**GOAL:**
Read the listing and extract each line that includes the word "with".

+++++

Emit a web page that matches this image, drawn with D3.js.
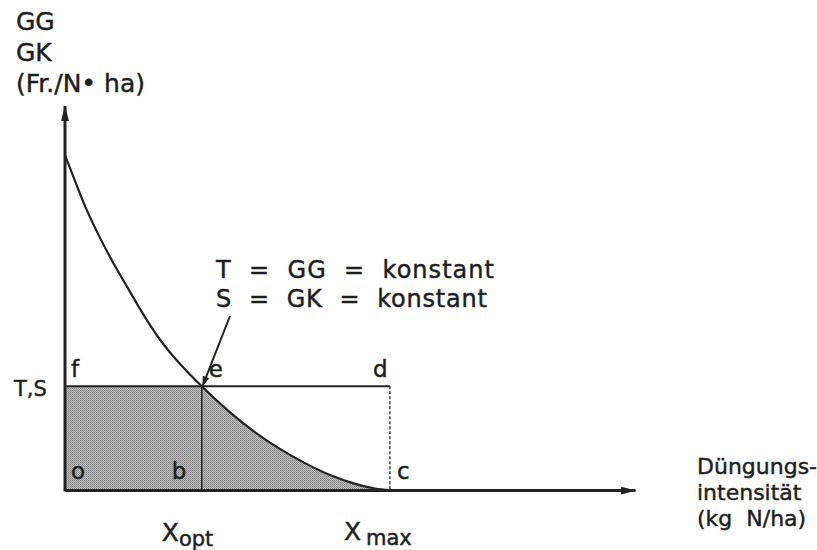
<!DOCTYPE html>
<html><head><meta charset="utf-8">
<script src="https://cdn.jsdelivr.net/npm/d3@7"></script>
<style>
body{margin:0;background:#fff}
svg{display:block}
text{font-family:"DejaVu Sans",sans-serif;fill:#1e1e1e;stroke:#1e1e1e;stroke-width:0.45px;white-space:pre}
</style>
</head><body>
<svg id="c" width="817" height="550"></svg>
<script>
// ---- data ----
const curveX = [0, 1.75, 3.5, 5.3, 7.9, 10.9, 14, 17.5, 21, 24, 28.9, 33.3, 37.7, 42.1, 46.5, 50.9, 54.4, 57];
const curveY = [87.2, 80.5, 74, 68.2, 60.7, 52.9, 45.1, 37.5, 31.5, 27, 20.3, 15.1, 10.7, 7, 3.9, 1.6, 0.4, 0];
const xOpt = 24, xMax = 57, levelTS = 27;
const yAxisTitle = ["GG", "GK", "(Fr./N\u2022 ha)"];
const xAxisTitle = ["Düngungs-", "intensität", "(kg  N/ha)"];
const annotation = ["T  =  GG  =  konstant", "S  =  GK  =  konstant"];
const levelLabel = "T,S";

const svg = d3.select("#c");
const x = d3.scaleLinear([0, 100], [65, 635]);
const y = d3.scaleLinear([0, 100], [490, 106]);
const pts = curveX.map((v, i) => [v, curveY[i]]);
const ink = "#222";

// defs
const defs = svg.append("defs");
const pat = defs.append("pattern").attr("id", "dots").attr("width", 2).attr("height", 2)
  .attr("patternUnits", "userSpaceOnUse");
pat.append("rect").attr("width", 2).attr("height", 2).attr("fill", "#bdbdbd");
pat.append("rect").attr("width", 1).attr("height", 1).attr("fill", "#858585");
pat.append("rect").attr("x", 1).attr("y", 1).attr("width", 1).attr("height", 1).attr("fill", "#959595");

defs.append("marker").attr("id", "arr").attr("viewBox", "0 0 16 10")
  .attr("refX", 15).attr("refY", 5).attr("markerWidth", 16).attr("markerHeight", 10)
  .attr("markerUnits", "userSpaceOnUse").attr("orient", "auto")
  .append("path").attr("d", "M0,1 L16,5 L0,9 Z").attr("fill", ink);
defs.append("marker").attr("id", "arrS").attr("viewBox", "0 0 10 8")
  .attr("refX", 9).attr("refY", 4).attr("markerWidth", 10).attr("markerHeight", 8)
  .attr("markerUnits", "userSpaceOnUse").attr("orient", "auto")
  .append("path").attr("d", "M0,0.5 L10,4 L0,7.5 Z").attr("fill", ink);

defs.append("clipPath").attr("id", "clipRight").append("rect")
  .attr("x", x(xOpt)).attr("y", 0).attr("width", x(xMax) - x(xOpt)).attr("height", 550);

// shaded regions
svg.append("rect").attr("x", x(0)).attr("y", y(levelTS))
  .attr("width", x(xOpt) - x(0)).attr("height", y(0) - y(levelTS)).attr("fill", "url(#dots)");
const area = d3.area().x(d => x(d[0])).y0(y(0)).y1(d => y(d[1])).curve(d3.curveMonotoneX);
svg.append("path").datum(pts).attr("d", area).attr("fill", "url(#dots)").attr("clip-path", "url(#clipRight)");

// T,S level line f-e-d
svg.append("line").attr("x1", x(0)).attr("x2", x(xMax)).attr("y1", y(levelTS)).attr("y2", y(levelTS))
  .attr("stroke", ink).attr("stroke-width", 2);
// vertical at b
svg.append("line").attr("x1", x(xOpt)).attr("x2", x(xOpt)).attr("y1", y(levelTS)).attr("y2", y(0))
  .attr("stroke", ink).attr("stroke-width", 1.5);
// dashed vertical at c
svg.append("line").attr("x1", x(xMax)).attr("x2", x(xMax)).attr("y1", y(levelTS)).attr("y2", y(0))
  .attr("stroke", ink).attr("stroke-width", 1.3).attr("stroke-dasharray", "3,2");

// curve
const line = d3.line().x(d => x(d[0])).y(d => y(d[1])).curve(d3.curveMonotoneX);
svg.append("path").datum(pts).attr("d", line).attr("fill", "none").attr("stroke", ink).attr("stroke-width", 2.2);

// axes
const gx = svg.append("g").attr("transform", `translate(0,${y(0)})`)
  .call(d3.axisBottom(x).tickValues([]).tickSizeOuter(0));
gx.select(".domain").attr("stroke", ink).attr("stroke-width", 3).attr("marker-end", "url(#arr)");
const gy = svg.append("g").attr("transform", `translate(${x(0)},0)`)
  .call(d3.axisLeft(y).tickValues([]).tickSizeOuter(0));
gy.select(".domain").attr("d", `M0,${y(0)+1.5}V${y(100)}`).attr("stroke", ink).attr("stroke-width", 3)
  .attr("marker-end", "url(#arr)");

// axis titles
svg.append("g").selectAll("text").data(yAxisTitle).join("text")
  .attr("x", 16).attr("y", (d, i) => 30 + i * 31).attr("font-size", 25).text(d => d);
svg.append("g").selectAll("text").data(xAxisTitle).join("text")
  .attr("x", 697).attr("y", (d, i) => 474 + i * 26).attr("font-size", 22).text(d => d);

// level label
svg.append("text").attr("x", 14).attr("y", y(levelTS) + 10).attr("font-size", 21).text(levelLabel);

// point letters
const letters = [["f", 0, levelTS, 6, -9], ["e", xOpt, levelTS, 7, -9], ["d", xMax, levelTS, -17, -9],
                 ["o", 0, 0, 6, -11], ["b", xOpt, 0, -30, -11], ["c", xMax, 0, 7, -11]];
svg.append("g").selectAll("text").data(letters).join("text")
  .attr("x", d => x(d[1]) + d[3]).attr("y", d => y(d[2]) + d[4]).attr("font-size", 23).text(d => d[0]);

// x tick labels
const xt = svg.append("g");
const t1 = xt.append("text").attr("x", x(xOpt) - 40).attr("y", 541).attr("font-size", 25);
t1.append("tspan").text("X");
t1.append("tspan").attr("font-size", 21).attr("dy", 5).text("opt");
const t2 = xt.append("text").attr("x", x(xMax) - 46).attr("y", 540).attr("font-size", 25);
t2.append("tspan").text("X");
t2.append("tspan").attr("font-size", 21).attr("dy", 5).attr("dx", 5).text("max");

// annotation
const annW = [278, 271];
svg.append("g").selectAll("text").data(annotation).join("text")
  .attr("x", 216).attr("y", (d, i) => 278 + i * 29).attr("font-size", 24)
  .attr("textLength", (d, i) => annW[i]).attr("lengthAdjust", "spacing").text(d => d);
svg.append("line").attr("x1", 230).attr("y1", 316).attr("x2", x(xOpt) + 1).attr("y2", y(levelTS) - 1)
  .attr("stroke", ink).attr("stroke-width", 2).attr("marker-end", "url(#arrS)");
</script>
</body></html>
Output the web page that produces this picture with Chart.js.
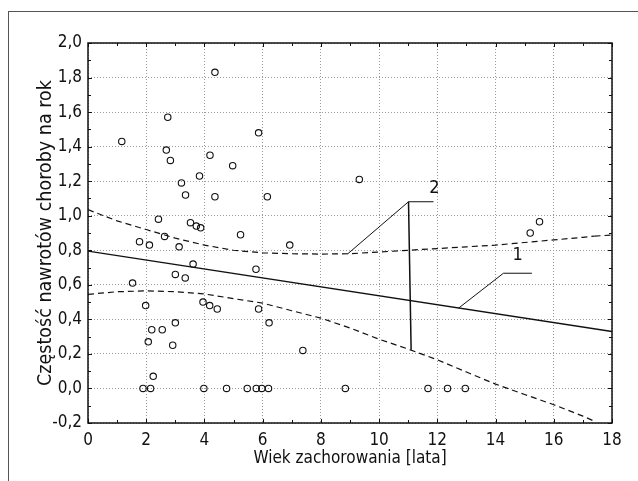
<!DOCTYPE html>
<html>
<head>
<meta charset="utf-8">
<script src="https://cdn.jsdelivr.net/npm/chart.js@4.4.1/dist/chart.umd.min.js"></script>
<style>
  html, body { margin: 0; padding: 0; background: #fff; }
  #wrap { position: relative; width: 638px; height: 481px; }
  #frame { position: absolute; left: 8px; top: 11px; right: 0; bottom: 0;
           border-left: 1.5px solid #555; border-top: 1.5px solid #555; }
  canvas { position: absolute; left: 0; top: 0; }
</style>
</head>
<body>
<div id="wrap">
  <div id="frame"></div>
  <canvas id="chart" width="638" height="481"></canvas>
</div>
<script>
// wiek zachorowania [lata] i częstość nawrotów na rok
const ageValues = [
  1.16, 2.74, 2.69, 2.83, 4.36, 4.19, 3.83, 3.21, 3.35, 4.36, 4.97, 5.86, 6.16,
  9.32, 6.93, 7.38, 15.51, 15.19, 2.42, 1.77, 2.11, 2.63, 3.13, 3.52, 3.72, 3.87,
  5.24, 3.61, 3.00, 3.34, 1.53, 5.77, 1.98, 3.95, 4.18, 4.44, 5.86, 3.00, 6.22,
  2.19, 2.55, 2.07, 2.91, 2.24,
  1.89, 2.15, 3.98, 4.76, 5.47, 5.78, 5.97, 6.20, 8.84, 11.68, 12.35, 12.96
];
const rateValues = [
  1.43, 1.57, 1.38, 1.32, 1.83, 1.35, 1.23, 1.19, 1.12, 1.11, 1.29, 1.48, 1.11,
  1.21, 0.83, 0.22, 0.965, 0.90, 0.98, 0.85, 0.83, 0.88, 0.82, 0.96, 0.94, 0.93,
  0.89, 0.72, 0.66, 0.64, 0.61, 0.69, 0.48, 0.50, 0.48, 0.46, 0.46, 0.38, 0.38,
  0.34, 0.34, 0.27, 0.25, 0.07,
  0, 0, 0, 0, 0, 0, 0, 0, 0, 0, 0, 0
];

// prosta regresji (1) i przedział ufności (2)
const fitX = [0, 18];
const fitY = [0.795, 0.33];
const bandX = [0, 1, 2, 3, 4, 5, 6, 7, 8, 9, 10, 11, 12, 13, 14, 15, 16, 17, 17.4];
const upperBand = [1.035, 0.97, 0.92, 0.87, 0.83, 0.80, 0.785, 0.78, 0.778, 0.78,
                   0.79, 0.80, 0.81, 0.82, 0.83, 0.845, 0.86, 0.875, 0.882];
const lowerBand = [0.545, 0.56, 0.565, 0.56, 0.547, 0.52, 0.494, 0.45, 0.407, 0.35,
                   0.285, 0.228, 0.166, 0.095, 0.025, -0.035, -0.094, -0.16, -0.19];
const upperTailX = [17.4, 18];
const upperTailY = [0.882, 0.888];

// odnośniki opisów
const label1X = [12.73, 14.27, 15.25];
const label1Y = [0.465, 0.667, 0.667];
const label2X = [8.92, 11.01, 11.87];
const label2Y = [0.779, 1.081, 1.081];
const label2VertX = [11.01, 11.1];
const label2VertY = [1.081, 0.224];
const labelTexts = ['1', '2'];
const labelPosX = [14.76, 11.9];
const labelPosY = [0.745, 1.13];

const xTicks = [0, 2, 4, 6, 8, 10, 12, 14, 16, 18];
const yTicks = [-0.2, 0, 0.2, 0.4, 0.6, 0.8, 1.0, 1.2, 1.4, 1.6, 1.8, 2.0];

const FONT = "'Liberation Sans Narrow', 'DejaVu Sans Condensed', sans-serif";

function pairs(xs, ys) {
  return xs.map((x, i) => ({ x: x, y: ys[i] }));
}

function lineSet(xs, ys, dash, width) {
  return {
    type: 'line',
    data: pairs(xs, ys),
    borderColor: '#111',
    borderWidth: width,
    borderDash: dash,
    pointRadius: 0,
    fill: false,
    tension: 0
  };
}

// ramka wykresu, ticki do środka, numery opisów
const framePlugin = {
  id: 'framePlugin',
  afterDatasetsDraw(chart) {
    const { ctx, chartArea: a, scales: { x, y } } = chart;
    ctx.save();
    ctx.strokeStyle = '#111';
    ctx.lineWidth = 1.5;
    ctx.strokeRect(a.left, a.top, a.right - a.left, a.bottom - a.top);

    ctx.lineWidth = 1;
    ctx.beginPath();
    for (let v = 0; v <= 18; v += 1) {
      const px = Math.round(x.getPixelForValue(v)) + 0.5;
      const len = v % 2 === 0 ? 4 : 3;
      ctx.moveTo(px, a.bottom); ctx.lineTo(px, a.bottom - len);
      ctx.moveTo(px, a.top); ctx.lineTo(px, a.top + len);
    }
    for (let i = -2; i <= 20; i++) {
      const py = Math.round(y.getPixelForValue(i / 10)) + 0.5;
      const len = i % 2 === 0 ? 4 : 3;
      ctx.moveTo(a.left, py); ctx.lineTo(a.left + len, py);
      ctx.moveTo(a.right, py); ctx.lineTo(a.right - len, py);
    }
    ctx.stroke();

    ctx.fillStyle = '#111';
    ctx.font = "18px " + FONT;
    ctx.textAlign = 'center';
    ctx.textBaseline = 'alphabetic';
    labelTexts.forEach((t, i) => {
      ctx.fillText(t, x.getPixelForValue(labelPosX[i]), y.getPixelForValue(labelPosY[i]));
    });
    ctx.restore();
  }
};

new Chart(document.getElementById('chart'), {
  type: 'scatter',
  data: {
    datasets: [
      lineSet(fitX, fitY, [], 1.4),
      lineSet(bandX, upperBand, [6, 4], 1.2),
      lineSet(upperTailX, upperTailY, [6, 4], 1.2),
      lineSet(bandX, lowerBand, [6, 4], 1.2),
      lineSet(label1X, label1Y, [], 1),
      lineSet(label2X, label2Y, [], 1),
      lineSet(label2VertX, label2VertY, [], 1.5),
      {
        type: 'scatter',
        data: pairs(ageValues, rateValues),
        pointStyle: 'circle',
        pointRadius: 3.2,
        backgroundColor: 'rgba(0,0,0,0)',
        borderColor: '#111',
        borderWidth: 1.1
      }
    ]
  },
  options: {
    responsive: false,
    animation: false,
    events: [],
    layout: { padding: { top: 43, right: 26, left: 0, bottom: 0 } },
    plugins: {
      legend: { display: false },
      tooltip: { enabled: false }
    },
    scales: {
      x: {
        type: 'linear',
        min: 0,
        max: 18,
        afterBuildTicks: s => { s.ticks = xTicks.map(v => ({ value: v })); },
        afterFit: s => { s.height = 58; },
        grid: { color: '#9a9a9a', lineWidth: 1, drawTicks: false },
        border: { display: false, dash: [1, 2] },
        ticks: {
          padding: 7,
          color: '#111',
          font: { family: FONT, size: 17 },
          maxRotation: 0,
          callback: v => String(v)
        },
        title: {
          display: true,
          text: 'Wiek zachorowania [lata]',
          color: '#111',
          font: { family: FONT, size: 17 },
          padding: { top: 0, bottom: 12 }
        }
      },
      y: {
        type: 'linear',
        min: -0.2,
        max: 2.0,
        afterBuildTicks: s => { s.ticks = yTicks.map(v => ({ value: v })); },
        afterFit: s => { s.width = 88; },
        grid: { color: '#9a9a9a', lineWidth: 1, drawTicks: false },
        border: { display: false, dash: [1, 2] },
        ticks: {
          padding: 6,
          color: '#111',
          font: { family: FONT, size: 17 },
          callback: v => v.toFixed(1).replace('.', ',')
        },
        title: {
          display: true,
          text: 'Częstość nawrotów choroby na rok',
          color: '#111',
          font: { family: FONT, size: 19.5 },
          padding: { top: 34, bottom: 0 }
        }
      }
    }
  },
  plugins: [framePlugin]
});
</script>
</body>
</html>
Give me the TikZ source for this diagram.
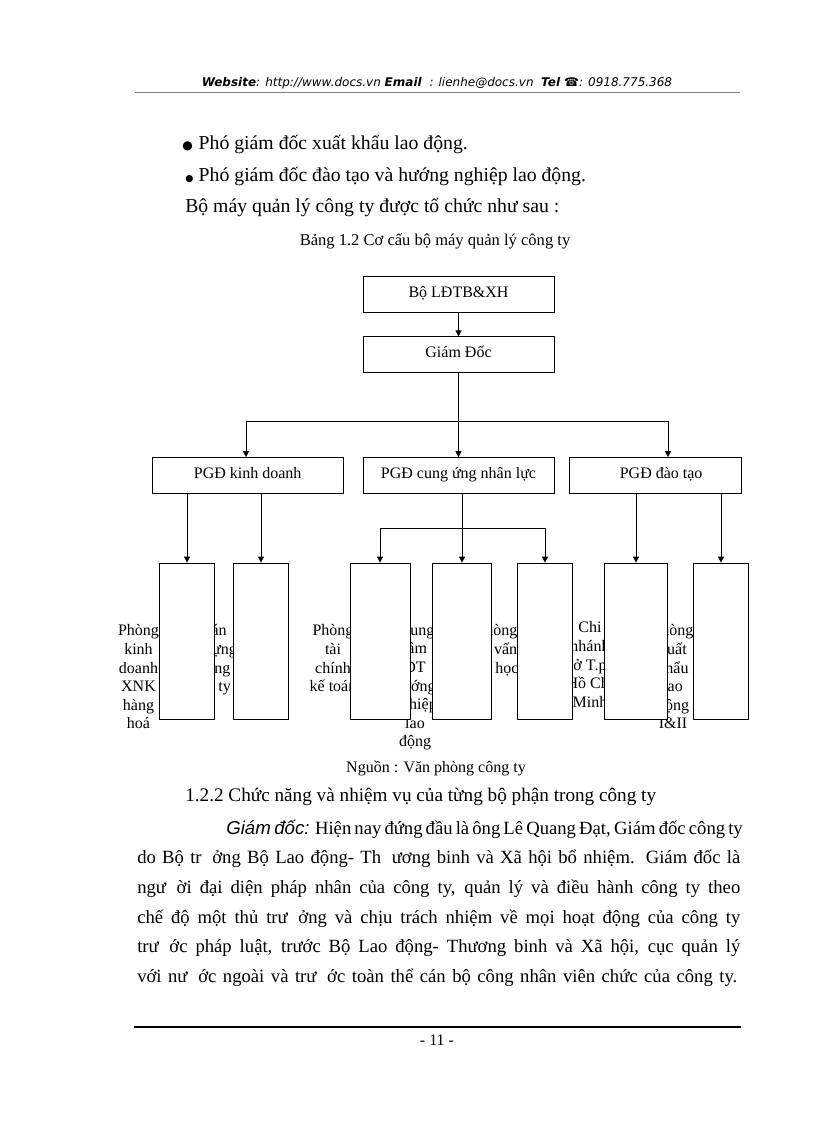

+++++

**ANSWER:**
Emit a web page that matches this image, drawn with D3.js.
Output the web page that produces this picture with Chart.js.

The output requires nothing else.